Winston Churchill Is Awarded The Nobel Prize In Literature
In 1953, Churchill not only received the Nobel Prize, but also, at the time of the Queen’s coronation, was awarded knighthood in the Order of the Garter.
Competition for the Nobel Prize that year was not particularly fierce. The Swedish Pen Club, under its very active president Prince William, had had good luck with its choices in previous years, but for the moment it confined itself to backing once again the choice of its British counterpart—E. M. Forster. Included among the twenty-five remaining contenders were the American Ernest Hemingway, the Icelandic writer Halldor Laxness, and the Spaniard Juan Ramon Jimenez; all three were successively to win the Prize in the following years. At any rate, they did not offer a serious threat to Churchill’s candidacy. On October 15, the Prize was voted to him "for his mastery of historical and biographical descriptions as well as for brilliant oratory in defending exalted human values."

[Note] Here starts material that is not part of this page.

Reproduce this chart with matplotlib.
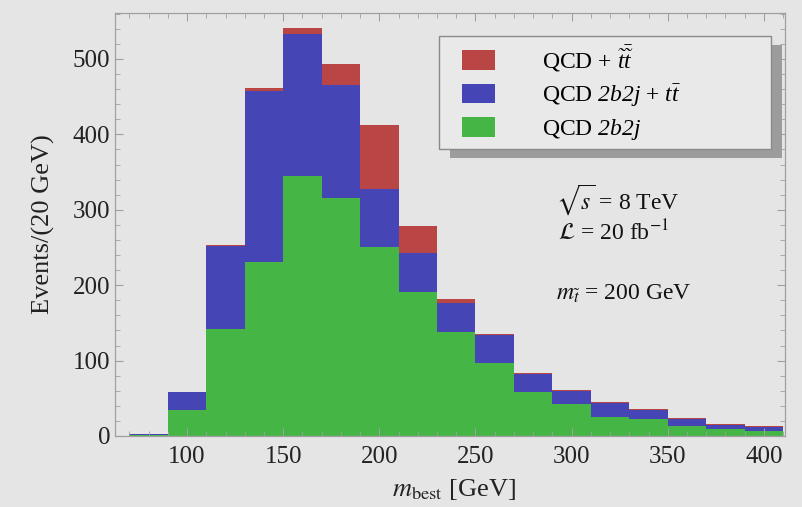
import matplotlib
matplotlib.use("Agg")
import matplotlib.pyplot as plt
from matplotlib.ticker import MultipleLocator
from matplotlib.patches import Rectangle

# ---- data ----
bin_low = [70, 90, 110, 130, 150, 170, 190, 210, 230, 250, 270, 290, 310, 330, 350, 370, 390]
bin_width = 20
qcd_2b2j = [1, 35, 142, 231, 345, 316, 250, 191, 138, 97, 59, 42, 25, 23, 13, 9, 7]
ttbar = [1, 23, 110, 226, 188, 150, 77, 52, 39, 37, 23, 18, 19, 12, 10, 6, 5]
stop = [0, 0, 1, 4, 8, 28, 86, 35, 5, 1, 1, 1, 1, 1, 1, 1, 1]
labels = [r"QCD + $\tilde{t}\bar{\tilde{t}}$", r"QCD $2b2j$ + $t\bar{t}$", r"QCD $2b2j$"]

RED = "#b94545"
BLUE = "#4545b5"
GREEN = "#45b545"
BG = "#e5e5e5"
FRAME = "#a0a0a0"

plt.rcParams["font.family"] = ["Liberation Serif", "DejaVu Serif"]
# custom math font: everything in math mode italic (digits too), Times-like
plt.rcParams["mathtext.fontset"] = "custom"
plt.rcParams["mathtext.rm"] = "Liberation Serif:italic"
plt.rcParams["mathtext.it"] = "Liberation Serif:italic"
plt.rcParams["mathtext.bf"] = "Liberation Serif:bold"

W, H = 802, 507
fig = plt.figure(figsize=(W / 100, H / 100), dpi=100, facecolor=BG)
ax_l, ax_r, ax_t, ax_b = 115, 785, 13, 436
ax = fig.add_axes([ax_l / W, 1 - ax_b / H, (ax_r - ax_l) / W, (ax_b - ax_t) / H])
ax.set_facecolor(BG)

base2 = [a + b for a, b in zip(qcd_2b2j, ttbar)]
ax.bar(bin_low, qcd_2b2j, width=bin_width, align="edge", color=GREEN, linewidth=0, label=labels[2])
ax.bar(bin_low, ttbar, width=bin_width, bottom=qcd_2b2j, align="edge", color=BLUE, linewidth=0, label=labels[1])
ax.bar(bin_low, stop, width=bin_width, bottom=base2, align="edge", color=RED, linewidth=0, label=labels[0])

ax.set_xlim(62.5, 411)
ax.set_ylim(0, 561)
ax.xaxis.set_major_locator(MultipleLocator(50))
ax.xaxis.set_minor_locator(MultipleLocator(10))
ax.yaxis.set_major_locator(MultipleLocator(100))
ax.yaxis.set_minor_locator(MultipleLocator(20))
ax.tick_params(which="both", direction="in", top=True, right=True, color=FRAME,
               labelsize=18, labelcolor="#222222")
ax.tick_params(which="major", length=6, width=0.8)
ax.tick_params(which="minor", length=3.5, width=0.6)
ax.tick_params(axis="x", pad=7)
for s in ax.spines.values():
    s.set_color(FRAME)
    s.set_linewidth(0.9)

fig.text(43 / W, 1 - 224 / H, "Events/(20 GeV)", rotation=90, ha="center", va="center",
         fontsize=19, color="#222222")
fig.text(454 / W, 1 - 490 / H, r"$m_{\rm best}$ [GeV]", ha="center", va="center",
         fontsize=19, color="#222222", math_fontfamily="stix")

# legend frame + shadow (fixed pixel box)
def px_rect(x0, y0, x1, y1, **kw):
    r = Rectangle((x0 / W, 1 - y1 / H), (x1 - x0) / W, (y1 - y0) / H,
                  transform=fig.transFigure, clip_on=False, **kw)
    ax.add_artist(r)
    return r

px_rect(450, 45, 782, 158, facecolor="#9c9c9c", edgecolor="none", zorder=5)
px_rect(439, 36, 771, 149, facecolor="#e9e9e9", edgecolor="#8a8a8a", linewidth=1.0, zorder=5.5)

handles, labs = ax.get_legend_handles_labels()
order = [2, 1, 0]
ax_w, ax_h = ax_r - ax_l, ax_b - ax_t
leg = ax.legend([handles[i] for i in order], [labs[i] for i in order],
                loc="upper left", bbox_to_anchor=((462 - ax_l) / ax_w, (ax_b - 43) / ax_h),
                borderaxespad=0, borderpad=0, fontsize=17, frameon=False,
                handlelength=1.4, handleheight=0.9, handletextpad=2.0, labelspacing=0.35)
leg.set_zorder(6)

# annotations
kw = dict(ha="left", va="center", fontsize=17, color="#111111", math_fontfamily="stix")
fig.text(556 / W, 1 - 200 / H, r"$\sqrt{s}$ = 8 TeV", **kw)
fig.text(558 / W, 1 - 233 / H, r"$\mathcal{L}$ = 20 fb$^{-1}$", **kw)
fig.text(556 / W, 1 - 294 / H, r"$m_{\tilde{t}}$ = 200 GeV", **kw)

fig.savefig("out.png", dpi=100, facecolor=BG)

Churchill's literary career began with campaign reports: The Story of the Malakand Field Force (1898) and The River War (1899), an account of the campaign in the Sudan and the Battle of Omdurman. In 1900, he published his only novel, Savrola, and, six years later, his first major work, the biography of his father, Lord Randolph Churchill. His other famous biography, the life of his great ancestor, the Duke of Marlborough, was published in four volumes between 1933 and 1938. Churchill's history of the First World War appeared in four volumes under the title of The World Crisis (1923-29); his memoirs of the Second World War ran to six volumes (1948-1953/54). After his retirement from office, Churchill wrote a History of the English-speaking Peoples (4 vols., 1956-58). His magnificent oratory survives in a dozen volumes of speeches, among them The Unrelenting Struggle (1942), The Dawn of Liberation (1945), and Victory (1946).